2. 手順・流れ(親族同意を踏まえた進め方)
- 樹木葬の情報収集と候補の絞り込み
サービス内容、埋葬方法、費用、供養の仕方、承継の有無などを資料請求や見学で確認します。 - 親族への説明と意向確認
自分の希望(樹木葬を選びたい理由、場所、費用負担)を整理し、配偶者や子ども、きょうだいなど主要な親族に説明します。反対意見があれば理由を聞き、代替案も含めて話し合います。 - 霊園・寺院での相談とルール確認
契約申込の前に、親族同意書の有無、名義人の取り扱い、将来一緒に納骨できる範囲、改葬や解約の条件などを具体的に確認します。 - 契約書の確認・署名
契約書や使用規則を読み、名義人、埋葬対象者、永代供養の内容、管理期間、費用、支払い方法などを確認します。必要な場合は親族にも内容を共有し、同意書を取り交わします。 - 納骨とその後の連絡体制
納骨日時や立会い者を調整し、終了後は親族に場所や契約内容を共有します。将来、連絡先や承継者を変更する場合の手続きも確認しておくと安心です。
3. 費用・期間・持ち物の目安
| 項目 | 内容 | 相場・目安 |
|---|---|---|
| 主な費用 | 樹木葬区画の使用料、永代供養料、管理料など | 20万〜80万円程度 |
| 付帯費用 | 彫刻費、プレート代、開眼供養・法要のお布施など | 5万〜20万円程度 |
| 期間 | 契約〜納骨までの期間 | 遺骨がある場合は1〜2か月程度が多い |
| 持ち物 | 本人確認書類、印鑑、埋葬(火葬)許可証、遺骨、改葬の場合は改葬許可証など | 霊園・寺院の指示に従う |
- 実際の費用や必要書類、期間は、地域・宗派・運営主体によって差があります。
- 契約前に必ず見積書と必要書類一覧を取り寄せて確認してください。
- 契約内容に不明点がある場合は、霊園や寺院だけでなく専門機関への確認を推奨します。
4. 地域・宗派による違い
- 地域差:地域によって手順や費用、受け入れ可能な樹木葬の形式が異なります。自治体の条例で墓地の形態や表示方法を細かく定めている場合もあります。
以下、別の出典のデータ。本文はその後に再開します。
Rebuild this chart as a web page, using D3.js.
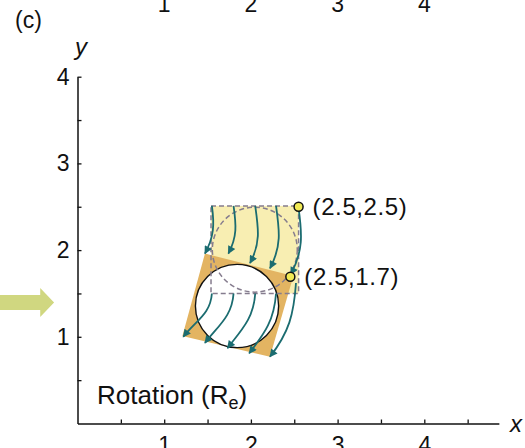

- 宗派差:宗派によって作法や読経、戒名・法名の扱い、他宗や無宗教の受け入れ可否が異なります。寺院墓地では檀家になることを条件とすることもあります。
不明点は寺院・霊園・自治体・専門機関への確認を推奨します。
5. 注意点とまとめ
樹木葬の契約そのものに、法律で一律に親族の同意を義務付けているわけではありません。ただし、霊園や寺院の内部規定で同意書や署名を求める場合があり、また将来、祭祀や相続の場面で親族が関わることを踏まえると、事前の話し合いは不可欠です。
親族に十分説明しないまま契約すると、「場所が遠すぎてお参りしにくい」「自分も同じ区画に入りたいのに条件が合わない」などの不満や紛争につながるおそれがあります。契約前に複数の候補を比較し、親族と相談しながら進めることがトラブル回避につながります。
また、契約書や規約の解釈、祭祀承継、改葬の可否など、法務上の判断が必要な事項については、寺院・霊園の説明だけに頼らず、必要に応じて弁護士や行政書士などの専門機関への確認を行ってください。早めの情報収集と共有が、本人と親族双方の安心につながります。
6. 次の行動
- 自分の希望する樹木葬のイメージや予算、場所条件を書き出し、親族と共有する。
- 複数の霊園・寺院に問い合わせや見学を行い、親族同意の取り扱いや契約条件を比較する。
- 契約書や規約をよく読み、不明点があれば霊園・寺院や専門機関に確認したうえで、親族とも合意を得てから申し込みを進める。